Peristiwa klasik menjelang Ramadhan biasanya selalu ada gejolak harga komoditas pangan yang cenderung meningkat dan sekarang diperparah lagi oleh kenaikan tarif listrik. Padahal, Bulog yang didirikan sejak 10 Mei 1967 seharusnya mampu berperan optimal sesuai Perpres No 48 Tahun 2016 tentang Peran Bulog terhadap ketahanan pangan nasional.
Namun fakta di lapangan menunjukkan Bulog sebagai BUMN tidak hanya memberikan jaminan terhadap ketersediaan pangan secara mudah dan murah untuk rakyat, tetapi juga eksistensinya mencari profit pada waktu yang bersamaan. Artinya, stabilisasi dan distribusi pangan yang mudah dan murah secara tidak langsung juga berperan dalam pengendalian inflasi.
Patut diketahui, bahwa peran Bulog dalam konteks pengendalian inflasi dan problem inflasi tahunan Ramadhan memberikan gambaran betapa bahan pangan adalah faktor mutlak yang harus disediakan negara. Ini penting menjadi acuan, karena urgensi peningkatan kesejahteraan petani yang belum sebanding dengan kondisi nilai tukar petani yang cenderung menurun.
Tidak hanya itu. Cuaca yang tidak kondusif juga berperan mereduksi daya tarik sektor pertanian karena ketika musim hujan terjadi banjir, sedangkan saat musim kemarau cenderung paceklik. Ini membuat problem pelik ketersediaan 11 komoditas pangan terkait tugas berat Bulog sesuai dengan Perpres No 48 Tahun 2016, yaitu beras, jagung, kedelai, cabai, gula , minyak, terigu, bawang merah, daging sapi, daging ayam dan telur ayam.
Artinya kasus lonjakan harga dari ke-11 komoditas tersebut menjadi tantangan Bulog sehingga hal ini mengisyaratkan bahwa kasus cabai kemarin adalah persoalan yang tidak hanya dari aspek pasokan, tetapi juga distribusi. Belum reda kasus cabai, kini masyarakat juga resah dengan kasus bawang putih yang mencapai Rp50.000/kg, sementara menjelang Ramadhan pasti juga akan terjadi lonjakan harga ayam ras dan telur ayam.
Kita melihat fluktuasi harga pangan setiap menjelang Ramadan- Idul Fitri secara tidak langsung menunjukkan adanya inkonsistensi penegasan pemerintah tentang jaminan ketersediaan dan pasokan bahan pangan. Artinya, meski pemerintah setiap tahun menegaskan jaminan bahan pangan, fakta menunjukkan masih terjadi lonjakan harga, dan bukan semata-mata disebabkan ketidaksinkronan permintaan-penawaran, tetapi dipicu faktor lain seperti kasus penimbunan oleh pedagang atau kartel demi meraih keuntungan spekulan.

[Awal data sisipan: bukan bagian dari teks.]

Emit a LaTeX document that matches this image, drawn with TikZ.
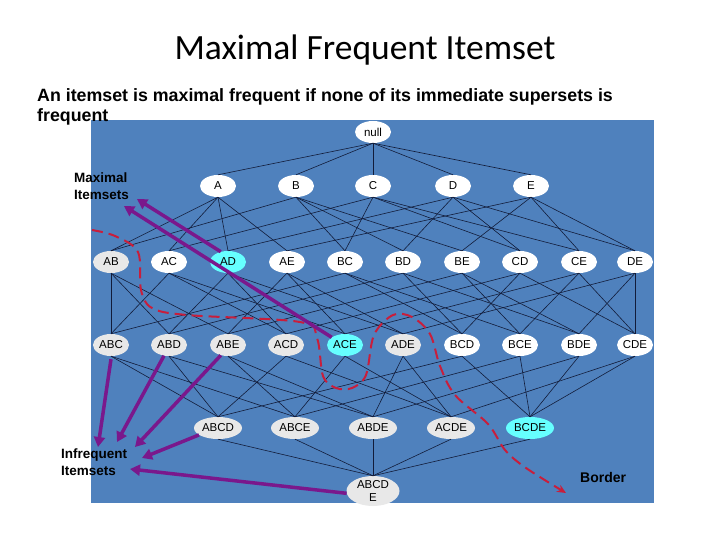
\documentclass[tikz,border=0pt]{standalone}
\usepackage{fontspec}
\setmainfont{Liberation Sans}
\newfontfamily\titlefont{Carlito}
\usetikzlibrary{arrows.meta,shapes.geometric}
\definecolor{bgblue}{RGB}{79,129,189}
\definecolor{edgec}{RGB}{18,28,58}
\definecolor{grayfill}{RGB}{232,232,232}
\definecolor{cyanfill}{RGB}{102,255,255}
\definecolor{purp}{RGB}{122,24,140}
\definecolor{bordred}{RGB}{200,30,60}
\tikzset{
  item/.style={ellipse, fill=white, inner sep=0pt, minimum width=36pt, minimum height=22pt, font=\fontsize{11.5}{12}\selectfont},
  wideitem/.style={minimum width=48pt},
  plain/.style={},
  inf/.style={fill=grayfill},
  maxi/.style={fill=cyanfill},
  lat/.style={draw=edgec, line width=0.6pt},
  pointer/.style={draw=purp, line width=3.5pt, -{Triangle[length=10pt,width=11pt]}},
  borderline/.style={draw=bordred, line width=2pt, dash pattern=on 11pt off 6pt, -{Stealth[length=9pt,width=8pt]}},
  lbl/.style={font=\bfseries\fontsize{13.5}{17}\selectfont, align=left, inner sep=0pt, text=black}
}
\begin{document}
\begin{tikzpicture}[x=1pt,y=-1pt]
\useasboundingbox (0,0) rectangle (720,540);
\fill[white] (0,0) rectangle (720,540);
\node[font=\titlefont\fontsize{35.5}{40}\selectfont] (title) at (365,50) {Maximal Frequent Itemset};
\fill[bgblue] (91,120) rectangle (654,503);
\node[anchor=north west, align=left, font=\bfseries\fontsize{17.8}{20.5}\selectfont, inner sep=0pt] (sub) at (37,88) {An itemset is maximal frequent if none of its immediate supersets is\\frequent};
% nodes
\node[item] (nnull) at (373,132) {null};
\foreach \n/\x/\y/\s in {A/218/186/plain, B/296/186/plain, C/373/186/plain, D/453/186/plain, E/531/186/plain,
  AB/111/262/inf, AC/169/262/plain, AD/228/262/maxi, AE/287/262/plain, BC/345/262/plain, BD/403/262/plain, BE/462/262/plain, CD/520/262/plain, CE/579/262/plain, DE/635/262/plain,
  ABC/111/345/inf, ABD/169/345/inf, ABE/228/345/inf, ACD/286/345/inf, ACE/345/345/maxi, ADE/403/345/inf, BCD/462/345/plain, BCE/520/345/plain, BDE/579/345/plain, CDE/635/345/plain}
  \node[item,\s] (n\n) at (\x,\y) {\n};
\foreach \n/\x/\s in {ABCD/218/inf, ABCE/295/inf, ABDE/373/inf, ACDE/451/inf, BCDE/530/maxi}
  \node[item,wideitem,\s] (n\n) at (\x,428) {\n};
\node[item,inf,minimum width=53pt,minimum height=30pt,align=center,font=\fontsize{11.5}{12.5}\selectfont] (nABCDE) at (373,491) {ABCD\\E};
% lattice edges
\foreach \u/\l in {null/A,null/B,null/C,null/D,null/E,
  A/AB,A/AC,A/AD,A/AE, B/AB,B/BC,B/BD,B/BE, C/AC,C/BC,C/CD,C/CE, D/AD,D/BD,D/CD,D/DE, E/AE,E/BE,E/CE,E/DE,
  AB/ABC,AC/ABC,BC/ABC, AB/ABD,AD/ABD,BD/ABD, AB/ABE,AE/ABE,BE/ABE, AC/ACD,AD/ACD,CD/ACD, AC/ACE,AE/ACE,CE/ACE,
  AD/ADE,AE/ADE,DE/ADE, BC/BCD,BD/BCD,CD/BCD, BC/BCE,BE/BCE,CE/BCE, BD/BDE,BE/BDE,DE/BDE, CD/CDE,CE/CDE,DE/CDE,
  ABC/ABCD,ABD/ABCD,ACD/ABCD,BCD/ABCD, ABC/ABCE,ABE/ABCE,ACE/ABCE,BCE/ABCE, ABD/ABDE,ABE/ABDE,ADE/ABDE,BDE/ABDE,
  ACD/ACDE,ACE/ACDE,ADE/ACDE,CDE/ACDE, BCD/BCDE,BCE/BCDE,BDE/BCDE,CDE/BCDE,
  ABCD/ABCDE,ABCE/ABCDE,ABDE/ABCDE,ACDE/ABCDE,BCDE/ABCDE}
  \draw[lat] (n\u.south) -- (n\l.north);
% border
\draw[borderline] plot[smooth, tension=0.55] coordinates {(92,230) (115,236) (138,252) (141,290) (152,308) (187,315) (300,322) (317,338) (323,376) (336,388) (352,388) (366,375) (374,335) (393,315) (412,317) (430,334) (440,366) (455,395) (488,424) (505,450) (526,468) (566,493)};
% labels
\node[lbl, anchor=west] (lmax) at (74,186) {Maximal\\Itemsets};
\node[lbl, anchor=west] (linf) at (61,462) {Infrequent\\Itemsets};
\node[lbl, anchor=west, font=\bfseries\fontsize{14}{16}\selectfont] (lborder) at (580,477) {Border};
\coordinate (m1) at (137,199);
\coordinate (m2) at (124,206);
\coordinate (i1) at (98,447);
\coordinate (i2) at (117,442);
\coordinate (i3) at (135,447);
\coordinate (i4) at (142,458);
\coordinate (i5) at (130,469);
\draw[pointer] (nAD.125) -- (m1);
\draw[pointer] (nACE.150) -- (m2);
\draw[pointer] ([yshift=-3pt]nABC.south) -- (i1);
\draw[pointer] (nABD.245) -- (i2);
\draw[pointer] (nABE.235) -- (i3);
\draw[pointer] (nABCD.200) -- (i4);
\draw[pointer] (nABCDE.185) -- (i5);
\end{tikzpicture}
\end{document}
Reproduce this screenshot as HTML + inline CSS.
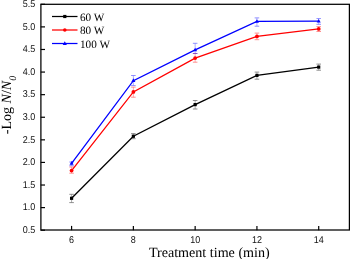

Fakta ini juga seharusnya menjadi problem yang harus dituntaskan oleh Komisi Pengawas Persaingan Usaha (KPPU) agar tidak ada pihak-pihak tertentu yang diuntungkan dengan merugikan pihak lain, terutama rakyat. Selain itu, pemerintah membentuk Satgas Pangan untuk memantau perkembangan harga dan juga meredam aksi spekulan, termasuk juga penindak an terhadap penimbun.
Fakta problem tahunan inf lasi Ramadan dan kilas balik 50 tahun peran strategis Bulog tentu harus ada evaluasi agar ke depan peran Bulog tidak hanya memberikan kontribusi terhadap ketersediaan pangan yang mudah dan murah, tetapi juga implikasinya terhadap profit bagi negara. Artinya, tidak ada alasan bagi Bulog untuk tidak memetakan berbagai persoalan distribusi, sebab tantangan ke depan semakin berat, bukan hanya untuk menjamin ketersediaan pangan yang mudah dan murah, tetapi juga konteks persaingan dan fluktuasi faktor makro.
Realitas ini sekaligus menegaskan bahwa jaminan pangan sekitar 250 juta rakyat saat ini tergantung pada peran Bulog , sementara prediksi jumlah penduduk tahun 2035 mencapai 350 juta jiwa yang tentunya membutuhkan peran nyata dari Bulog. Bagaimanapun, peran strategis Bulog tidak hanya menjamin ketersediaan pangan secara mudah dan murah tapi juga konsisten mendukung stabilisasi dan distribusi pangan agar tidak terbelit inflasi dari sektor pangan.